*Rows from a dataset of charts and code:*
* START *
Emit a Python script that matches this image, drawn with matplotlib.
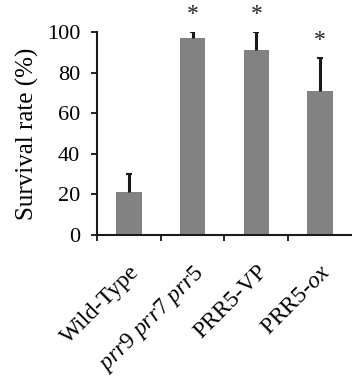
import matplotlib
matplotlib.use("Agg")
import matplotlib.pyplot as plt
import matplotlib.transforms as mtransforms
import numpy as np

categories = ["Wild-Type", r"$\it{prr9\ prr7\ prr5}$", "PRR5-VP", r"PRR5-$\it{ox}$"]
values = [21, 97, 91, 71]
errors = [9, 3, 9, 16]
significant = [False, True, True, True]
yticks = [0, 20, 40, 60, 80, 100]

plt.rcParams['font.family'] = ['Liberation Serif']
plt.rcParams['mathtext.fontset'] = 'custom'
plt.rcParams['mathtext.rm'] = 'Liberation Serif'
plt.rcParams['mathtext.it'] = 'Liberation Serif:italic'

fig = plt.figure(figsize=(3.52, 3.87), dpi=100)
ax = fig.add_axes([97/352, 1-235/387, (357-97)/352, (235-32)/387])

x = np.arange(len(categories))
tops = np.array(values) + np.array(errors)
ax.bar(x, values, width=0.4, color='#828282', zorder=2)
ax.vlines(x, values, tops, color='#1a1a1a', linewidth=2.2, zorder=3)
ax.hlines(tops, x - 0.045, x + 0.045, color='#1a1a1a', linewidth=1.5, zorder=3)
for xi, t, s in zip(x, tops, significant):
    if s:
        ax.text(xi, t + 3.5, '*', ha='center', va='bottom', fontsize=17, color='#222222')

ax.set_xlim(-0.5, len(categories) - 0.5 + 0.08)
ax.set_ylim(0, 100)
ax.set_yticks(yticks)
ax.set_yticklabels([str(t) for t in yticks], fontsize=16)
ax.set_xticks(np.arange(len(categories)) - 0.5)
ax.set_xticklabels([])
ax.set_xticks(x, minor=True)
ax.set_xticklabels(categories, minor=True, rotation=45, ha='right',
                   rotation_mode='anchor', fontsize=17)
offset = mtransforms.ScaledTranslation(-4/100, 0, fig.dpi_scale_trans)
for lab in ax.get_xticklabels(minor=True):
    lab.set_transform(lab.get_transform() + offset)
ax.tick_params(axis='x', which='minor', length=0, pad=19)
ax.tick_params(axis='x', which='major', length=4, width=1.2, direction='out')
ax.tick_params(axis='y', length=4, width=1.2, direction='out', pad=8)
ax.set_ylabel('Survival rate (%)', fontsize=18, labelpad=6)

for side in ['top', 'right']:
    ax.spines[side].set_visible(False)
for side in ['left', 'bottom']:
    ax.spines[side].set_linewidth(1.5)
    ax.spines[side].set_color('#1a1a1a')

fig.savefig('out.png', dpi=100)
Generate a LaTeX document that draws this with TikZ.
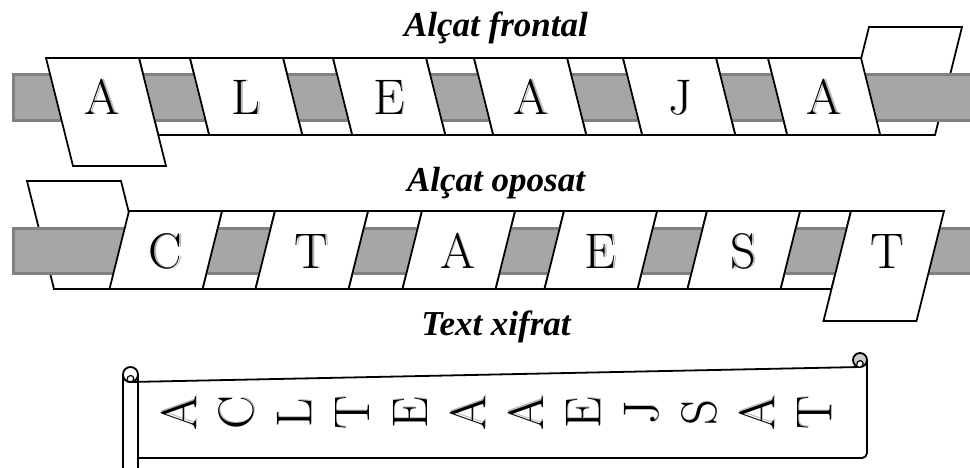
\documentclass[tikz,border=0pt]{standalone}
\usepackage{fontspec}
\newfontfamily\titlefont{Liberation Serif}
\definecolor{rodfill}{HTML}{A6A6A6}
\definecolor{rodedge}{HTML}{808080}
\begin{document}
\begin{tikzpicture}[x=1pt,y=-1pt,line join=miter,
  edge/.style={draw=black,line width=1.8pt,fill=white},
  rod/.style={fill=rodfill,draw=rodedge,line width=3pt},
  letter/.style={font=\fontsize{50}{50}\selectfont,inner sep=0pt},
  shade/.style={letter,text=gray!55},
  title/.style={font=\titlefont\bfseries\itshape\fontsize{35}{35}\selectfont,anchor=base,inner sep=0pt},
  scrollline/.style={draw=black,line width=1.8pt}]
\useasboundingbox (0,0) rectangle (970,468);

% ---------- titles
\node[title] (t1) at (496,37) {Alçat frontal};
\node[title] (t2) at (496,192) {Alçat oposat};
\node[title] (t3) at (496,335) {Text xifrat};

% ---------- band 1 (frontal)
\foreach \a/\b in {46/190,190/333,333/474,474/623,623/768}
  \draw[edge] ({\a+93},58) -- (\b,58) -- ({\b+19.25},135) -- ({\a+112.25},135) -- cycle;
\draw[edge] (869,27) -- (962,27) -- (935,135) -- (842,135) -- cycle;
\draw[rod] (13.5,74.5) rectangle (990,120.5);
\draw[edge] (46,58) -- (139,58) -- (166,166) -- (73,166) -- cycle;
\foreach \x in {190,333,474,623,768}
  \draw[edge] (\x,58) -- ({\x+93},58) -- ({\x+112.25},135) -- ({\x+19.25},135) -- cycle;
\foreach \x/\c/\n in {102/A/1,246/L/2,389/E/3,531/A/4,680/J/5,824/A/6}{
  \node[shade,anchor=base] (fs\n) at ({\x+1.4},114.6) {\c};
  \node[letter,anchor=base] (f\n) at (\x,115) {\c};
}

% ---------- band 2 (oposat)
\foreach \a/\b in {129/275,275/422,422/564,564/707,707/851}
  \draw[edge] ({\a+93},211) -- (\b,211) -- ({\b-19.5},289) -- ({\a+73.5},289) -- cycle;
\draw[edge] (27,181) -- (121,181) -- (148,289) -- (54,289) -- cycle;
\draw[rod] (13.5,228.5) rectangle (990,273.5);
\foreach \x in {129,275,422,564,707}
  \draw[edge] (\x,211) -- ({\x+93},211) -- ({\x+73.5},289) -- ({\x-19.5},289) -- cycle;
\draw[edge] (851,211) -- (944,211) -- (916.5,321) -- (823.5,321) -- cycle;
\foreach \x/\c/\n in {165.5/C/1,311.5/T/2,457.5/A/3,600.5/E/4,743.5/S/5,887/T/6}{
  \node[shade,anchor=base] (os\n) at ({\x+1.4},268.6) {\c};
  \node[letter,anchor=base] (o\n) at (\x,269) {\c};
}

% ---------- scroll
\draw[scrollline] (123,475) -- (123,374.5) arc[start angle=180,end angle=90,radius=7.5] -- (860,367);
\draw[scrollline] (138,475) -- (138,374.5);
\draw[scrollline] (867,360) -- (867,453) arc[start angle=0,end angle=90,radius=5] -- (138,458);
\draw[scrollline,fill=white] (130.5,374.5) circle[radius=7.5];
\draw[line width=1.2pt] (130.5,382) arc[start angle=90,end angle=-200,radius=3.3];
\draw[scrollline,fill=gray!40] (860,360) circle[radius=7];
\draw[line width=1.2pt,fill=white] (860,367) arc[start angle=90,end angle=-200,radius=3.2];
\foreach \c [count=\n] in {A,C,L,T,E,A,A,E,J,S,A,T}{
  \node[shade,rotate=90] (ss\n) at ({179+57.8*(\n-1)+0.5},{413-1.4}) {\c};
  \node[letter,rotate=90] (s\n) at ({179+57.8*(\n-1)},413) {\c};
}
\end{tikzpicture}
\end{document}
* END *
Pictures are to be left out; all else in the entries above is to be quoted exactly.

*Result for this task:*
Emit a Python script that matches this image, drawn with matplotlib.
import matplotlib
matplotlib.use("Agg")
import matplotlib.pyplot as plt
import matplotlib.transforms as mtransforms
import numpy as np

categories = ["Wild-Type", r"$\it{prr9\ prr7\ prr5}$", "PRR5-VP", r"PRR5-$\it{ox}$"]
values = [21, 97, 91, 71]
errors = [9, 3, 9, 16]
significant = [False, True, True, True]
yticks = [0, 20, 40, 60, 80, 100]

plt.rcParams['font.family'] = ['Liberation Serif']
plt.rcParams['mathtext.fontset'] = 'custom'
plt.rcParams['mathtext.rm'] = 'Liberation Serif'
plt.rcParams['mathtext.it'] = 'Liberation Serif:italic'

fig = plt.figure(figsize=(3.52, 3.87), dpi=100)
ax = fig.add_axes([97/352, 1-235/387, (357-97)/352, (235-32)/387])

x = np.arange(len(categories))
tops = np.array(values) + np.array(errors)
ax.bar(x, values, width=0.4, color='#828282', zorder=2)
ax.vlines(x, values, tops, color='#1a1a1a', linewidth=2.2, zorder=3)
ax.hlines(tops, x - 0.045, x + 0.045, color='#1a1a1a', linewidth=1.5, zorder=3)
for xi, t, s in zip(x, tops, significant):
    if s:
        ax.text(xi, t + 3.5, '*', ha='center', va='bottom', fontsize=17, color='#222222')

ax.set_xlim(-0.5, len(categories) - 0.5 + 0.08)
ax.set_ylim(0, 100)
ax.set_yticks(yticks)
ax.set_yticklabels([str(t) for t in yticks], fontsize=16)
ax.set_xticks(np.arange(len(categories)) - 0.5)
ax.set_xticklabels([])
ax.set_xticks(x, minor=True)
ax.set_xticklabels(categories, minor=True, rotation=45, ha='right',
                   rotation_mode='anchor', fontsize=17)
offset = mtransforms.ScaledTranslation(-4/100, 0, fig.dpi_scale_trans)
for lab in ax.get_xticklabels(minor=True):
    lab.set_transform(lab.get_transform() + offset)
ax.tick_params(axis='x', which='minor', length=0, pad=19)
ax.tick_params(axis='x', which='major', length=4, width=1.2, direction='out')
ax.tick_params(axis='y', length=4, width=1.2, direction='out', pad=8)
ax.set_ylabel('Survival rate (%)', fontsize=18, labelpad=6)

for side in ['top', 'right']:
    ax.spines[side].set_visible(False)
for side in ['left', 'bottom']:
    ax.spines[side].set_linewidth(1.5)
    ax.spines[side].set_color('#1a1a1a')

fig.savefig('out.png', dpi=100)
Generate a LaTeX document that draws this with TikZ.
\documentclass[tikz,border=0pt]{standalone}
\usepackage{fontspec}
\newfontfamily\titlefont{Liberation Serif}
\definecolor{rodfill}{HTML}{A6A6A6}
\definecolor{rodedge}{HTML}{808080}
\begin{document}
\begin{tikzpicture}[x=1pt,y=-1pt,line join=miter,
  edge/.style={draw=black,line width=1.8pt,fill=white},
  rod/.style={fill=rodfill,draw=rodedge,line width=3pt},
  letter/.style={font=\fontsize{50}{50}\selectfont,inner sep=0pt},
  shade/.style={letter,text=gray!55},
  title/.style={font=\titlefont\bfseries\itshape\fontsize{35}{35}\selectfont,anchor=base,inner sep=0pt},
  scrollline/.style={draw=black,line width=1.8pt}]
\useasboundingbox (0,0) rectangle (970,468);

% ---------- titles
\node[title] (t1) at (496,37) {Alçat frontal};
\node[title] (t2) at (496,192) {Alçat oposat};
\node[title] (t3) at (496,335) {Text xifrat};

% ---------- band 1 (frontal)
\foreach \a/\b in {46/190,190/333,333/474,474/623,623/768}
  \draw[edge] ({\a+93},58) -- (\b,58) -- ({\b+19.25},135) -- ({\a+112.25},135) -- cycle;
\draw[edge] (869,27) -- (962,27) -- (935,135) -- (842,135) -- cycle;
\draw[rod] (13.5,74.5) rectangle (990,120.5);
\draw[edge] (46,58) -- (139,58) -- (166,166) -- (73,166) -- cycle;
\foreach \x in {190,333,474,623,768}
  \draw[edge] (\x,58) -- ({\x+93},58) -- ({\x+112.25},135) -- ({\x+19.25},135) -- cycle;
\foreach \x/\c/\n in {102/A/1,246/L/2,389/E/3,531/A/4,680/J/5,824/A/6}{
  \node[shade,anchor=base] (fs\n) at ({\x+1.4},114.6) {\c};
  \node[letter,anchor=base] (f\n) at (\x,115) {\c};
}

% ---------- band 2 (oposat)
\foreach \a/\b in {129/275,275/422,422/564,564/707,707/851}
  \draw[edge] ({\a+93},211) -- (\b,211) -- ({\b-19.5},289) -- ({\a+73.5},289) -- cycle;
\draw[edge] (27,181) -- (121,181) -- (148,289) -- (54,289) -- cycle;
\draw[rod] (13.5,228.5) rectangle (990,273.5);
\foreach \x in {129,275,422,564,707}
  \draw[edge] (\x,211) -- ({\x+93},211) -- ({\x+73.5},289) -- ({\x-19.5},289) -- cycle;
\draw[edge] (851,211) -- (944,211) -- (916.5,321) -- (823.5,321) -- cycle;
\foreach \x/\c/\n in {165.5/C/1,311.5/T/2,457.5/A/3,600.5/E/4,743.5/S/5,887/T/6}{
  \node[shade,anchor=base] (os\n) at ({\x+1.4},268.6) {\c};
  \node[letter,anchor=base] (o\n) at (\x,269) {\c};
}

% ---------- scroll
\draw[scrollline] (123,475) -- (123,374.5) arc[start angle=180,end angle=90,radius=7.5] -- (860,367);
\draw[scrollline] (138,475) -- (138,374.5);
\draw[scrollline] (867,360) -- (867,453) arc[start angle=0,end angle=90,radius=5] -- (138,458);
\draw[scrollline,fill=white] (130.5,374.5) circle[radius=7.5];
\draw[line width=1.2pt] (130.5,382) arc[start angle=90,end angle=-200,radius=3.3];
\draw[scrollline,fill=gray!40] (860,360) circle[radius=7];
\draw[line width=1.2pt,fill=white] (860,367) arc[start angle=90,end angle=-200,radius=3.2];
\foreach \c [count=\n] in {A,C,L,T,E,A,A,E,J,S,A,T}{
  \node[shade,rotate=90] (ss\n) at ({179+57.8*(\n-1)+0.5},{413-1.4}) {\c};
  \node[letter,rotate=90] (s\n) at ({179+57.8*(\n-1)},413) {\c};
}
\end{tikzpicture}
\end{document}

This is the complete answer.